## Directive
Leave out the images and repeat the listing below without a single change.

^^^^^^^^

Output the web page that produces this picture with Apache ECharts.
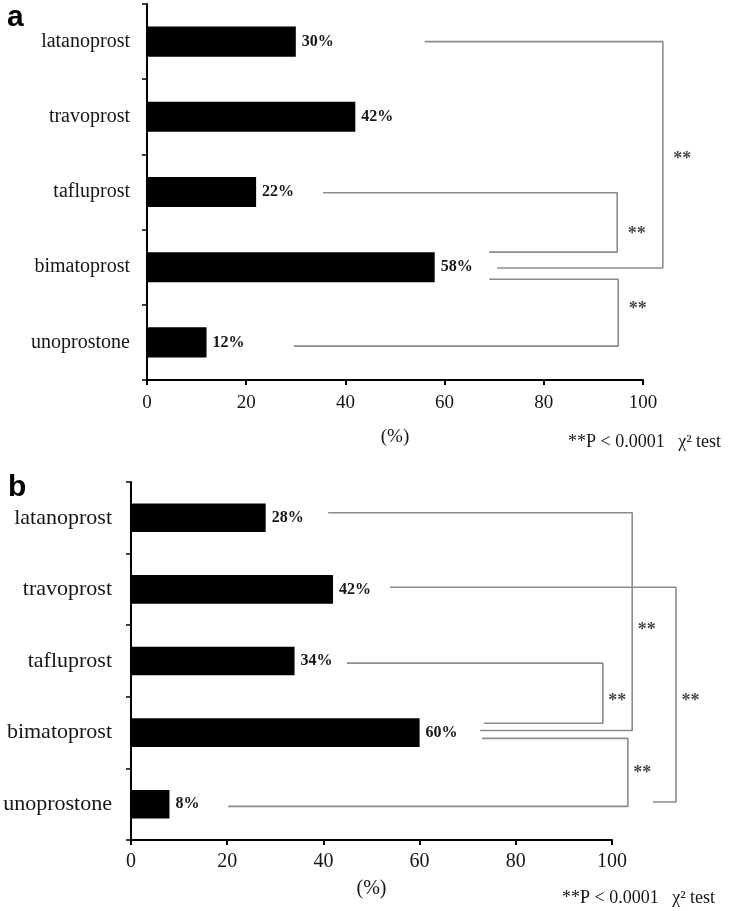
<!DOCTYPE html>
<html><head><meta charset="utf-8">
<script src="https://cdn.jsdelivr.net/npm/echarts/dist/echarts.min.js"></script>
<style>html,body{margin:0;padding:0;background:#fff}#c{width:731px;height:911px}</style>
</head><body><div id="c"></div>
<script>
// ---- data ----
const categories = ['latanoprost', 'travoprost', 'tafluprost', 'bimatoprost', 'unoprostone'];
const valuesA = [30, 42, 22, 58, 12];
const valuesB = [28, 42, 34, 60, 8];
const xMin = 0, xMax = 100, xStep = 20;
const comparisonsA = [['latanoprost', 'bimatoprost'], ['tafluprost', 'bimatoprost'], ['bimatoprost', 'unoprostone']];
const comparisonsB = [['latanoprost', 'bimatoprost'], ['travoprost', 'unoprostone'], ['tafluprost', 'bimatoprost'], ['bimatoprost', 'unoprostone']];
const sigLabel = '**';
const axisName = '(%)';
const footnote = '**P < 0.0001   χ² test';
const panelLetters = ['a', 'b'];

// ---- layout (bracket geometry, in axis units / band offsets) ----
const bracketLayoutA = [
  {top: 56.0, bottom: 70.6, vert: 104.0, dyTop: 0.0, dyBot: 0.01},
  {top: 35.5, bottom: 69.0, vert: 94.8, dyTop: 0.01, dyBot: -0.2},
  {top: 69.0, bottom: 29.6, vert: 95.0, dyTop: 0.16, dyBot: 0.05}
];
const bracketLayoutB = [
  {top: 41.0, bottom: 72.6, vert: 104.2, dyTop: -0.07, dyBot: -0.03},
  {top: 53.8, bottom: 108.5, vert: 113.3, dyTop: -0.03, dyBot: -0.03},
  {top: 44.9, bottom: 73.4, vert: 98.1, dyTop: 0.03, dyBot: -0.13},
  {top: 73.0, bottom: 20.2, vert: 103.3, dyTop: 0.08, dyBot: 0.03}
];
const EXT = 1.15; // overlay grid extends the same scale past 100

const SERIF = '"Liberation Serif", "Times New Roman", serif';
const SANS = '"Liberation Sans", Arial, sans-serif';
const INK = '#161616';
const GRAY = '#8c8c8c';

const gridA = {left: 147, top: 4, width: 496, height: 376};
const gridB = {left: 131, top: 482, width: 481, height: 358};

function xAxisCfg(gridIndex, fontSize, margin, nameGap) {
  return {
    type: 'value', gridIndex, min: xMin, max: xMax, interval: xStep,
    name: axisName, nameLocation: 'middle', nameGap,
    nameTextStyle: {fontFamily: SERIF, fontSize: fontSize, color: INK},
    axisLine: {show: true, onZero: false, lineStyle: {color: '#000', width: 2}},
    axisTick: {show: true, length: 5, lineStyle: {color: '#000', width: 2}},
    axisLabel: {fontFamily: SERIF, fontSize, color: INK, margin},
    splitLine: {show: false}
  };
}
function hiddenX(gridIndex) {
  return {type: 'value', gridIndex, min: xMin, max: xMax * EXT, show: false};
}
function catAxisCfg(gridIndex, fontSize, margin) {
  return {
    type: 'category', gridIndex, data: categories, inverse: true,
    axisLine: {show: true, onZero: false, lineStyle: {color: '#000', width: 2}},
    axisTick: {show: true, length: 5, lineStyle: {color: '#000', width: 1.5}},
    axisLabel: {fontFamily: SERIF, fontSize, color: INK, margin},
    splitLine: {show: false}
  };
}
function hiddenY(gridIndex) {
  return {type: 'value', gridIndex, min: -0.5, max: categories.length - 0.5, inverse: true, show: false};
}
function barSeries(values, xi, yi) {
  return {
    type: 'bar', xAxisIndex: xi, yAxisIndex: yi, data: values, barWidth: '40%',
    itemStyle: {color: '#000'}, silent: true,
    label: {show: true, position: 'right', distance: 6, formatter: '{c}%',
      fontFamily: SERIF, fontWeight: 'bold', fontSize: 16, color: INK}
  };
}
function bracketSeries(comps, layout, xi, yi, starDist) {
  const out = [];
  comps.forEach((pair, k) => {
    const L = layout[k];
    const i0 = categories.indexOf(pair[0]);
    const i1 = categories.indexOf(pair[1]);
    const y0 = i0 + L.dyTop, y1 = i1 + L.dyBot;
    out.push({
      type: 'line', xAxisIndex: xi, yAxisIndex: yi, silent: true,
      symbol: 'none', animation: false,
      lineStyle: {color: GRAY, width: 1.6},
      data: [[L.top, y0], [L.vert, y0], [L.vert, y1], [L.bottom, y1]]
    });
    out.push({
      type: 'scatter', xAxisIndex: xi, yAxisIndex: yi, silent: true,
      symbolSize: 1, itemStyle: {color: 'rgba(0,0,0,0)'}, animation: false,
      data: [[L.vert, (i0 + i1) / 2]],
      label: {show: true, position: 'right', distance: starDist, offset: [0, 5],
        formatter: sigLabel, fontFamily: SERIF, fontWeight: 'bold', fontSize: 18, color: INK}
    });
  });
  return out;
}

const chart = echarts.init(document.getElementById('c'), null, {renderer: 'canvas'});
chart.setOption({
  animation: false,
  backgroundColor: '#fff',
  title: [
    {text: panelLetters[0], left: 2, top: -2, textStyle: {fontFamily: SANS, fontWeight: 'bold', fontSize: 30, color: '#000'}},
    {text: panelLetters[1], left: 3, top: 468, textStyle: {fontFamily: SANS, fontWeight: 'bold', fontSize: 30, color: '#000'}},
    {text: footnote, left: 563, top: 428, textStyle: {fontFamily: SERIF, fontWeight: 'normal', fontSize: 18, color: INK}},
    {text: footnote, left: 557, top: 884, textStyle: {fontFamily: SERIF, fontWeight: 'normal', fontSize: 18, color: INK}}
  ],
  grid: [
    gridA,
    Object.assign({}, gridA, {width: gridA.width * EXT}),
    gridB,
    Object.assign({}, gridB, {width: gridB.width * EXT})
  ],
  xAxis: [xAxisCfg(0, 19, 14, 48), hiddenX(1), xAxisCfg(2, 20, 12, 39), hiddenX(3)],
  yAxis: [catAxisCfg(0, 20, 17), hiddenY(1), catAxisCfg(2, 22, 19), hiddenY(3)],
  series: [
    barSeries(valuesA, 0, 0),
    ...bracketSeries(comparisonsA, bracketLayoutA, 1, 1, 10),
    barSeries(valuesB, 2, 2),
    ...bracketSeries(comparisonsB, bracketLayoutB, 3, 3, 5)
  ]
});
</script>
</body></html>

^^^^^^^^

## Output
Output the web page that produces this picture with Apache ECharts.
<!DOCTYPE html>
<html><head><meta charset="utf-8">
<script src="https://cdn.jsdelivr.net/npm/echarts/dist/echarts.min.js"></script>
<style>html,body{margin:0;padding:0;background:#fff}#c{width:731px;height:911px}</style>
</head><body><div id="c"></div>
<script>
// ---- data ----
const categories = ['latanoprost', 'travoprost', 'tafluprost', 'bimatoprost', 'unoprostone'];
const valuesA = [30, 42, 22, 58, 12];
const valuesB = [28, 42, 34, 60, 8];
const xMin = 0, xMax = 100, xStep = 20;
const comparisonsA = [['latanoprost', 'bimatoprost'], ['tafluprost', 'bimatoprost'], ['bimatoprost', 'unoprostone']];
const comparisonsB = [['latanoprost', 'bimatoprost'], ['travoprost', 'unoprostone'], ['tafluprost', 'bimatoprost'], ['bimatoprost', 'unoprostone']];
const sigLabel = '**';
const axisName = '(%)';
const footnote = '**P < 0.0001   χ² test';
const panelLetters = ['a', 'b'];

// ---- layout (bracket geometry, in axis units / band offsets) ----
const bracketLayoutA = [
  {top: 56.0, bottom: 70.6, vert: 104.0, dyTop: 0.0, dyBot: 0.01},
  {top: 35.5, bottom: 69.0, vert: 94.8, dyTop: 0.01, dyBot: -0.2},
  {top: 69.0, bottom: 29.6, vert: 95.0, dyTop: 0.16, dyBot: 0.05}
];
const bracketLayoutB = [
  {top: 41.0, bottom: 72.6, vert: 104.2, dyTop: -0.07, dyBot: -0.03},
  {top: 53.8, bottom: 108.5, vert: 113.3, dyTop: -0.03, dyBot: -0.03},
  {top: 44.9, bottom: 73.4, vert: 98.1, dyTop: 0.03, dyBot: -0.13},
  {top: 73.0, bottom: 20.2, vert: 103.3, dyTop: 0.08, dyBot: 0.03}
];
const EXT = 1.15; // overlay grid extends the same scale past 100

const SERIF = '"Liberation Serif", "Times New Roman", serif';
const SANS = '"Liberation Sans", Arial, sans-serif';
const INK = '#161616';
const GRAY = '#8c8c8c';

const gridA = {left: 147, top: 4, width: 496, height: 376};
const gridB = {left: 131, top: 482, width: 481, height: 358};

function xAxisCfg(gridIndex, fontSize, margin, nameGap) {
  return {
    type: 'value', gridIndex, min: xMin, max: xMax, interval: xStep,
    name: axisName, nameLocation: 'middle', nameGap,
    nameTextStyle: {fontFamily: SERIF, fontSize: fontSize, color: INK},
    axisLine: {show: true, onZero: false, lineStyle: {color: '#000', width: 2}},
    axisTick: {show: true, length: 5, lineStyle: {color: '#000', width: 2}},
    axisLabel: {fontFamily: SERIF, fontSize, color: INK, margin},
    splitLine: {show: false}
  };
}
function hiddenX(gridIndex) {
  return {type: 'value', gridIndex, min: xMin, max: xMax * EXT, show: false};
}
function catAxisCfg(gridIndex, fontSize, margin) {
  return {
    type: 'category', gridIndex, data: categories, inverse: true,
    axisLine: {show: true, onZero: false, lineStyle: {color: '#000', width: 2}},
    axisTick: {show: true, length: 5, lineStyle: {color: '#000', width: 1.5}},
    axisLabel: {fontFamily: SERIF, fontSize, color: INK, margin},
    splitLine: {show: false}
  };
}
function hiddenY(gridIndex) {
  return {type: 'value', gridIndex, min: -0.5, max: categories.length - 0.5, inverse: true, show: false};
}
function barSeries(values, xi, yi) {
  return {
    type: 'bar', xAxisIndex: xi, yAxisIndex: yi, data: values, barWidth: '40%',
    itemStyle: {color: '#000'}, silent: true,
    label: {show: true, position: 'right', distance: 6, formatter: '{c}%',
      fontFamily: SERIF, fontWeight: 'bold', fontSize: 16, color: INK}
  };
}
function bracketSeries(comps, layout, xi, yi, starDist) {
  const out = [];
  comps.forEach((pair, k) => {
    const L = layout[k];
    const i0 = categories.indexOf(pair[0]);
    const i1 = categories.indexOf(pair[1]);
    const y0 = i0 + L.dyTop, y1 = i1 + L.dyBot;
    out.push({
      type: 'line', xAxisIndex: xi, yAxisIndex: yi, silent: true,
      symbol: 'none', animation: false,
      lineStyle: {color: GRAY, width: 1.6},
      data: [[L.top, y0], [L.vert, y0], [L.vert, y1], [L.bottom, y1]]
    });
    out.push({
      type: 'scatter', xAxisIndex: xi, yAxisIndex: yi, silent: true,
      symbolSize: 1, itemStyle: {color: 'rgba(0,0,0,0)'}, animation: false,
      data: [[L.vert, (i0 + i1) / 2]],
      label: {show: true, position: 'right', distance: starDist, offset: [0, 5],
        formatter: sigLabel, fontFamily: SERIF, fontWeight: 'bold', fontSize: 18, color: INK}
    });
  });
  return out;
}

const chart = echarts.init(document.getElementById('c'), null, {renderer: 'canvas'});
chart.setOption({
  animation: false,
  backgroundColor: '#fff',
  title: [
    {text: panelLetters[0], left: 2, top: -2, textStyle: {fontFamily: SANS, fontWeight: 'bold', fontSize: 30, color: '#000'}},
    {text: panelLetters[1], left: 3, top: 468, textStyle: {fontFamily: SANS, fontWeight: 'bold', fontSize: 30, color: '#000'}},
    {text: footnote, left: 563, top: 428, textStyle: {fontFamily: SERIF, fontWeight: 'normal', fontSize: 18, color: INK}},
    {text: footnote, left: 557, top: 884, textStyle: {fontFamily: SERIF, fontWeight: 'normal', fontSize: 18, color: INK}}
  ],
  grid: [
    gridA,
    Object.assign({}, gridA, {width: gridA.width * EXT}),
    gridB,
    Object.assign({}, gridB, {width: gridB.width * EXT})
  ],
  xAxis: [xAxisCfg(0, 19, 14, 48), hiddenX(1), xAxisCfg(2, 20, 12, 39), hiddenX(3)],
  yAxis: [catAxisCfg(0, 20, 17), hiddenY(1), catAxisCfg(2, 22, 19), hiddenY(3)],
  series: [
    barSeries(valuesA, 0, 0),
    ...bracketSeries(comparisonsA, bracketLayoutA, 1, 1, 10),
    barSeries(valuesB, 2, 2),
    ...bracketSeries(comparisonsB, bracketLayoutB, 3, 3, 5)
  ]
});
</script>
</body></html>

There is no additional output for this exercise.